— SOURCE DATA —
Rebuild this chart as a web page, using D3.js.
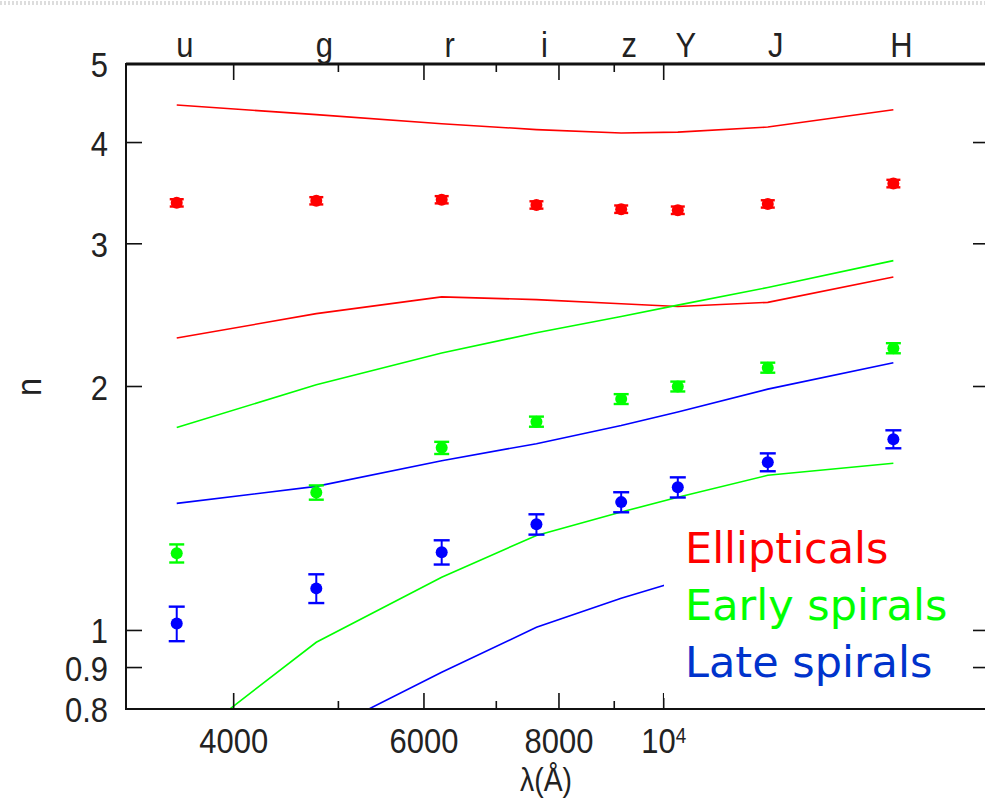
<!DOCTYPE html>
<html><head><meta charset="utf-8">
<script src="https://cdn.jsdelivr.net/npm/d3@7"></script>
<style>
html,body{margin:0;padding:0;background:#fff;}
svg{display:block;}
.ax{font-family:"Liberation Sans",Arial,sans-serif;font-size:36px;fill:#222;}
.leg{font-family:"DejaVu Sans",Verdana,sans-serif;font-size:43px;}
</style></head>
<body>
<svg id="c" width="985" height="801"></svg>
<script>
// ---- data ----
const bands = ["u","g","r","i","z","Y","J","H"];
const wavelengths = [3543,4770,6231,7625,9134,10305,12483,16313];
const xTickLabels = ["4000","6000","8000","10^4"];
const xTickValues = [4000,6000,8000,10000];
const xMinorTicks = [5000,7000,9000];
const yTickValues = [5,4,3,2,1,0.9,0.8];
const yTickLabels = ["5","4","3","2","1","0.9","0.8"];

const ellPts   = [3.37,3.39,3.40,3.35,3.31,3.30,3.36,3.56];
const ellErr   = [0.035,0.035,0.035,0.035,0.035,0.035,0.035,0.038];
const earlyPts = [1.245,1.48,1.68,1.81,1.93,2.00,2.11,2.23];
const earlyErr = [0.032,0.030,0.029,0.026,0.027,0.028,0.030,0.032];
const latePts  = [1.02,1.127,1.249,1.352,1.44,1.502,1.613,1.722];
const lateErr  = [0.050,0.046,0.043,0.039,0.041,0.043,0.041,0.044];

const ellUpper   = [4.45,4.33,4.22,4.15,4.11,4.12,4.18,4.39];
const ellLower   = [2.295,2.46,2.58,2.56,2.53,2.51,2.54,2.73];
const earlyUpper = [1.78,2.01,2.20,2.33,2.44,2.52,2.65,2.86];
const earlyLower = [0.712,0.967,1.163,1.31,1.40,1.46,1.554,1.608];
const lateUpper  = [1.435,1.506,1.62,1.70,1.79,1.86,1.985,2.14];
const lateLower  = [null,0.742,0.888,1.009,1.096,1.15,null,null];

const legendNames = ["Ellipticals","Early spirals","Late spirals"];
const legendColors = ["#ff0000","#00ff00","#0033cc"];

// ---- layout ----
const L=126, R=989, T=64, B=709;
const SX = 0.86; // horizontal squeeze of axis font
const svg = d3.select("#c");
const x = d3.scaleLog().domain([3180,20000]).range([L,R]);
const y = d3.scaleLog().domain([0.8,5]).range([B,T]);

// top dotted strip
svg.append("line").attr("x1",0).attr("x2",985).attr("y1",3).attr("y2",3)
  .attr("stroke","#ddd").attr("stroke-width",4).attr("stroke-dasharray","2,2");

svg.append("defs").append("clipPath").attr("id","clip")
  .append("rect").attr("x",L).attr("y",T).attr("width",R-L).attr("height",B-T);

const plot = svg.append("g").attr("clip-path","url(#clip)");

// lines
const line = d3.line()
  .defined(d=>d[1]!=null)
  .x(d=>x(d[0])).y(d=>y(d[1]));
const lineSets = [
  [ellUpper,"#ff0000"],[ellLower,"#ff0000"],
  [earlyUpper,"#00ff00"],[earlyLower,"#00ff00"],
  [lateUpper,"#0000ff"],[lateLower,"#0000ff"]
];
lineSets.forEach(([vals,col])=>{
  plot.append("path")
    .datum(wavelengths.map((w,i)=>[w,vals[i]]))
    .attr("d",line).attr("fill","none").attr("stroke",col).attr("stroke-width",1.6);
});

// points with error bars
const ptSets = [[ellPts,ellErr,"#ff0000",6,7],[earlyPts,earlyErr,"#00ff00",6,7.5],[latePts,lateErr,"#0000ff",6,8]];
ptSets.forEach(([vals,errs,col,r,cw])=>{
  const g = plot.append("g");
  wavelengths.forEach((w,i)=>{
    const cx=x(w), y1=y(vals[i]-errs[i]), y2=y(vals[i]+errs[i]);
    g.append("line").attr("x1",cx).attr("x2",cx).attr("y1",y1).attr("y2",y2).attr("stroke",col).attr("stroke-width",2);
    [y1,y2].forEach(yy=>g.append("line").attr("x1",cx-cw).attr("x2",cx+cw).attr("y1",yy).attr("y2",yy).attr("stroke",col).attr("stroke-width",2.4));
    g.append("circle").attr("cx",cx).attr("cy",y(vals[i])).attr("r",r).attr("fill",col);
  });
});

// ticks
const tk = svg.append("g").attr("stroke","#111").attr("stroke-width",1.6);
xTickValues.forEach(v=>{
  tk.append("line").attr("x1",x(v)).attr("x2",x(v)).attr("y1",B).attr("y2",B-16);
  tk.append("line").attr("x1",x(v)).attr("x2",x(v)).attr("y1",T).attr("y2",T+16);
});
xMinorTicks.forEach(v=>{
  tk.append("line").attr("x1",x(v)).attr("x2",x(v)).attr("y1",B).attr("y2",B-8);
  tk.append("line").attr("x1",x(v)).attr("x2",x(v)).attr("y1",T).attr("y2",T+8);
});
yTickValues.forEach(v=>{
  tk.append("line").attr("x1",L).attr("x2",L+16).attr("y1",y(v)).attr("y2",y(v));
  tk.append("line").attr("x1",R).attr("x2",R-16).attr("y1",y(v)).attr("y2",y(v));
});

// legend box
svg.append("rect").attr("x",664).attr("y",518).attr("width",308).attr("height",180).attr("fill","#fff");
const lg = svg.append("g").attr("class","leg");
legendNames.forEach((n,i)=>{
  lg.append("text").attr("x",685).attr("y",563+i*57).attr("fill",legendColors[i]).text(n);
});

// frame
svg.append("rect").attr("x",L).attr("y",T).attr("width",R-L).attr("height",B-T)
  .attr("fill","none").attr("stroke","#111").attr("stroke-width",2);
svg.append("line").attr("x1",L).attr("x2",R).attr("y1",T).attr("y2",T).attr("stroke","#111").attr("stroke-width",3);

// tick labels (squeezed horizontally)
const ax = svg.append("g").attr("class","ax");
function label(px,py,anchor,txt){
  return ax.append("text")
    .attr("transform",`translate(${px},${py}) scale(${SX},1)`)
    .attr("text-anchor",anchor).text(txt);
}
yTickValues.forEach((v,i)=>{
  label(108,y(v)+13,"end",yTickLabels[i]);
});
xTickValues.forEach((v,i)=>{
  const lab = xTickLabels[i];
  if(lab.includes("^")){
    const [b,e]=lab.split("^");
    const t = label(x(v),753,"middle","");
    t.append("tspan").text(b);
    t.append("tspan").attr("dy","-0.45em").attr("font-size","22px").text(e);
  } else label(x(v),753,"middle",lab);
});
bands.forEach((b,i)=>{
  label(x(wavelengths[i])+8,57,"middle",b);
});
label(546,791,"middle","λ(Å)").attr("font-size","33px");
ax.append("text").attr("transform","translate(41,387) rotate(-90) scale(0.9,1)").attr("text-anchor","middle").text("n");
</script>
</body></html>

— AIM —
Omit the pictures and reproduce the listing exactly.

— THE RESPONSE —
Rebuild this chart as a web page, using D3.js.
<!DOCTYPE html>
<html><head><meta charset="utf-8">
<script src="https://cdn.jsdelivr.net/npm/d3@7"></script>
<style>
html,body{margin:0;padding:0;background:#fff;}
svg{display:block;}
.ax{font-family:"Liberation Sans",Arial,sans-serif;font-size:36px;fill:#222;}
.leg{font-family:"DejaVu Sans",Verdana,sans-serif;font-size:43px;}
</style></head>
<body>
<svg id="c" width="985" height="801"></svg>
<script>
// ---- data ----
const bands = ["u","g","r","i","z","Y","J","H"];
const wavelengths = [3543,4770,6231,7625,9134,10305,12483,16313];
const xTickLabels = ["4000","6000","8000","10^4"];
const xTickValues = [4000,6000,8000,10000];
const xMinorTicks = [5000,7000,9000];
const yTickValues = [5,4,3,2,1,0.9,0.8];
const yTickLabels = ["5","4","3","2","1","0.9","0.8"];

const ellPts   = [3.37,3.39,3.40,3.35,3.31,3.30,3.36,3.56];
const ellErr   = [0.035,0.035,0.035,0.035,0.035,0.035,0.035,0.038];
const earlyPts = [1.245,1.48,1.68,1.81,1.93,2.00,2.11,2.23];
const earlyErr = [0.032,0.030,0.029,0.026,0.027,0.028,0.030,0.032];
const latePts  = [1.02,1.127,1.249,1.352,1.44,1.502,1.613,1.722];
const lateErr  = [0.050,0.046,0.043,0.039,0.041,0.043,0.041,0.044];

const ellUpper   = [4.45,4.33,4.22,4.15,4.11,4.12,4.18,4.39];
const ellLower   = [2.295,2.46,2.58,2.56,2.53,2.51,2.54,2.73];
const earlyUpper = [1.78,2.01,2.20,2.33,2.44,2.52,2.65,2.86];
const earlyLower = [0.712,0.967,1.163,1.31,1.40,1.46,1.554,1.608];
const lateUpper  = [1.435,1.506,1.62,1.70,1.79,1.86,1.985,2.14];
const lateLower  = [null,0.742,0.888,1.009,1.096,1.15,null,null];

const legendNames = ["Ellipticals","Early spirals","Late spirals"];
const legendColors = ["#ff0000","#00ff00","#0033cc"];

// ---- layout ----
const L=126, R=989, T=64, B=709;
const SX = 0.86; // horizontal squeeze of axis font
const svg = d3.select("#c");
const x = d3.scaleLog().domain([3180,20000]).range([L,R]);
const y = d3.scaleLog().domain([0.8,5]).range([B,T]);

// top dotted strip
svg.append("line").attr("x1",0).attr("x2",985).attr("y1",3).attr("y2",3)
  .attr("stroke","#ddd").attr("stroke-width",4).attr("stroke-dasharray","2,2");

svg.append("defs").append("clipPath").attr("id","clip")
  .append("rect").attr("x",L).attr("y",T).attr("width",R-L).attr("height",B-T);

const plot = svg.append("g").attr("clip-path","url(#clip)");

// lines
const line = d3.line()
  .defined(d=>d[1]!=null)
  .x(d=>x(d[0])).y(d=>y(d[1]));
const lineSets = [
  [ellUpper,"#ff0000"],[ellLower,"#ff0000"],
  [earlyUpper,"#00ff00"],[earlyLower,"#00ff00"],
  [lateUpper,"#0000ff"],[lateLower,"#0000ff"]
];
lineSets.forEach(([vals,col])=>{
  plot.append("path")
    .datum(wavelengths.map((w,i)=>[w,vals[i]]))
    .attr("d",line).attr("fill","none").attr("stroke",col).attr("stroke-width",1.6);
});

// points with error bars
const ptSets = [[ellPts,ellErr,"#ff0000",6,7],[earlyPts,earlyErr,"#00ff00",6,7.5],[latePts,lateErr,"#0000ff",6,8]];
ptSets.forEach(([vals,errs,col,r,cw])=>{
  const g = plot.append("g");
  wavelengths.forEach((w,i)=>{
    const cx=x(w), y1=y(vals[i]-errs[i]), y2=y(vals[i]+errs[i]);
    g.append("line").attr("x1",cx).attr("x2",cx).attr("y1",y1).attr("y2",y2).attr("stroke",col).attr("stroke-width",2);
    [y1,y2].forEach(yy=>g.append("line").attr("x1",cx-cw).attr("x2",cx+cw).attr("y1",yy).attr("y2",yy).attr("stroke",col).attr("stroke-width",2.4));
    g.append("circle").attr("cx",cx).attr("cy",y(vals[i])).attr("r",r).attr("fill",col);
  });
});

// ticks
const tk = svg.append("g").attr("stroke","#111").attr("stroke-width",1.6);
xTickValues.forEach(v=>{
  tk.append("line").attr("x1",x(v)).attr("x2",x(v)).attr("y1",B).attr("y2",B-16);
  tk.append("line").attr("x1",x(v)).attr("x2",x(v)).attr("y1",T).attr("y2",T+16);
});
xMinorTicks.forEach(v=>{
  tk.append("line").attr("x1",x(v)).attr("x2",x(v)).attr("y1",B).attr("y2",B-8);
  tk.append("line").attr("x1",x(v)).attr("x2",x(v)).attr("y1",T).attr("y2",T+8);
});
yTickValues.forEach(v=>{
  tk.append("line").attr("x1",L).attr("x2",L+16).attr("y1",y(v)).attr("y2",y(v));
  tk.append("line").attr("x1",R).attr("x2",R-16).attr("y1",y(v)).attr("y2",y(v));
});

// legend box
svg.append("rect").attr("x",664).attr("y",518).attr("width",308).attr("height",180).attr("fill","#fff");
const lg = svg.append("g").attr("class","leg");
legendNames.forEach((n,i)=>{
  lg.append("text").attr("x",685).attr("y",563+i*57).attr("fill",legendColors[i]).text(n);
});

// frame
svg.append("rect").attr("x",L).attr("y",T).attr("width",R-L).attr("height",B-T)
  .attr("fill","none").attr("stroke","#111").attr("stroke-width",2);
svg.append("line").attr("x1",L).attr("x2",R).attr("y1",T).attr("y2",T).attr("stroke","#111").attr("stroke-width",3);

// tick labels (squeezed horizontally)
const ax = svg.append("g").attr("class","ax");
function label(px,py,anchor,txt){
  return ax.append("text")
    .attr("transform",`translate(${px},${py}) scale(${SX},1)`)
    .attr("text-anchor",anchor).text(txt);
}
yTickValues.forEach((v,i)=>{
  label(108,y(v)+13,"end",yTickLabels[i]);
});
xTickValues.forEach((v,i)=>{
  const lab = xTickLabels[i];
  if(lab.includes("^")){
    const [b,e]=lab.split("^");
    const t = label(x(v),753,"middle","");
    t.append("tspan").text(b);
    t.append("tspan").attr("dy","-0.45em").attr("font-size","22px").text(e);
  } else label(x(v),753,"middle",lab);
});
bands.forEach((b,i)=>{
  label(x(wavelengths[i])+8,57,"middle",b);
});
label(546,791,"middle","λ(Å)").attr("font-size","33px");
ax.append("text").attr("transform","translate(41,387) rotate(-90) scale(0.9,1)").attr("text-anchor","middle").text("n");
</script>
</body></html>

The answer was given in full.